Обстоятельства заочной «покупки» Аурелией своего «белого раба», сватовства вслепую могут показаться современному читателю романтическим преувеличением. Однако, как подчеркивает писатель, в ту пору в бразильском обществе некоторые браки так и совершались. В памяти у всех бразильцев еще была свежа история женитьбы их собственного императора Педро Второго. Голубоглазый красавец-великан с волевым «габсбургским» подбородком, покровитель наук и искусств, полиглот и сторонник отмены рабства сам по себе был завидным женихом, но как наследник бразильского трона не особенно привлекал августейших родителей в Европе. Отдать за него согласились лишь принцессу Терезу Кристину Бурбон-Сицилийскую. Сватовство проходило заочно, по портрету, и внешность невесты была сильно приукрашена. Увидев ее вживую, бразильский наследник буквально отшатнулся – так она была нехороша. Но взять назад слово чести не смог, и в дальнейшем это стало залогом долгого счастливого брака… Фернандо Сейшас оказывается почти в той же ситуации – сначала дает слово, и только потом видит невесту, девушку, любовью которой когда-то пренебрег. Отказаться он уже не может, так как задаток из ее приданого им истрачен.

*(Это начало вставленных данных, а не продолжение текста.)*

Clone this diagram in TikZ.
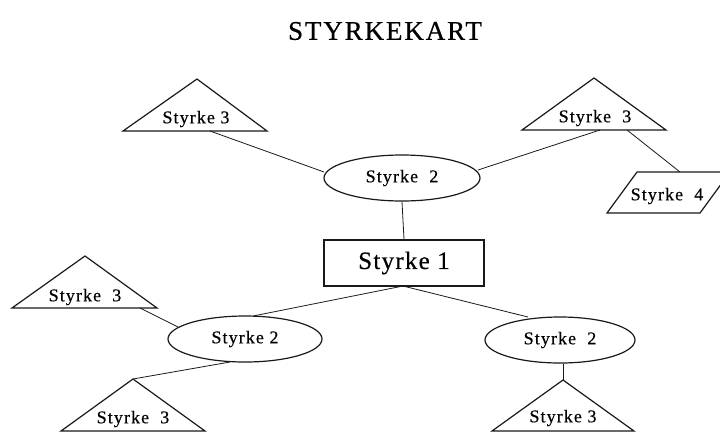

Но романная ситуация, задуманная в «бальзаковских» категориях, под пером Жозе де Аленкара будет развиваться по иным – романтическим – канонам. И пусть писатель щедро разбрасывает упоминания о «среде», «обществе» и «воспитании» своих героев, как это делали европейские реалисты… Пусть отдает дань и нарождающемуся натурализму, рассуждая о физиологии ревности или о том, какое чувственное воздействие оказывает вальс на бразильский темперамент… Созданную им картину мира это не меняет. Характеры его героев, структурированные по романтическим законам, подчинены «одной, но пламенной страсти». Аурелия мстит Сейшасу не за то, что тот отказался от нее ради светского успеха и богатства, а за то, что он предал ее представление об Идеале, об Абсолюте. Он мог бы когда-то, полюбив ее бескорыстно, стать идеальным Творцом, а она – его Творением. Чувства, которые они питают друг к другу, не случайно сравниваются с теми, что влекли Пигмалиона к Галатее. Но теперь оживляющее, одухотворяющее начало любви, связующее героев античного мифа, в жестоком фарсе, который разыгрывают персонажи Аленкара, вывернуты наизнанку, снижены. Пигмалион и Галатея меняются местами.

А пока «белый раб» делает все, чтобы выкупить свою свободу, законы, более властные, чем законы финансового мира, вступают в силу. Ненависть уступает место любви.

Любовь выступает в «Сеньоре» как великая преобразующая сила. В художественном мире Аленкара у нее есть два союзника – природа и культура. Пьянящее дыхание южной ночи, чарующие запахи сада, красота цветущих растений искушают героев, словно призывая их сдаться, отречься от низменных и сиюминутных расчетов. Именно тогда в Сейшасе, импровизирующем на темы байроновского «Корсара» и «Паризины», просыпается истинный поэт, и исчезает подражатель, фат, носивший до сих пор лишь модную маску «байронической личности». «Корсар» Байрона с его неукротимыми страстями, с образом роковой мстительницы как бы «удваивает» историю Аурелии, гиперболизирует ее.

Жозе де Аленкар, представляя на суд соотечественников свою «Сеньору», решился на смелый художественный эксперимент. Он, как сказали бы сегодня, создал произведение «с двойной кодировкой», обращаясь сразу к двум адресатам – наивной и ненаивной читательской аудитории. Первая будет читать роман как историю страсти, наслаждаясь ее «сериальной» поэтикой; вторая, более искушенная, сумеет вписать прочитанное в обширный литературный контекст. Причем уловит не только авторские реплики в диалоге с Шатобрианом, Байроном или Бальзаком, но и с современными Аленкару литературными спорами. И как бы ни прятался Аленкар-повествователь за фигурой Аленкара-издателя, в предисловии представляя свою историю как чужой текст, его выдает полемическая страстность: Аурелия обсуждает с гостями не что иное, как… повесть самого Аленкара «Дива», спорит с критиками о правдоподобии созданного автором характера – схожего с ее собственным. Это еще один аргумент в разговоре о романтической константе «бразильской души». Права или нет Аурелия в этом споре – судить нашему читателю.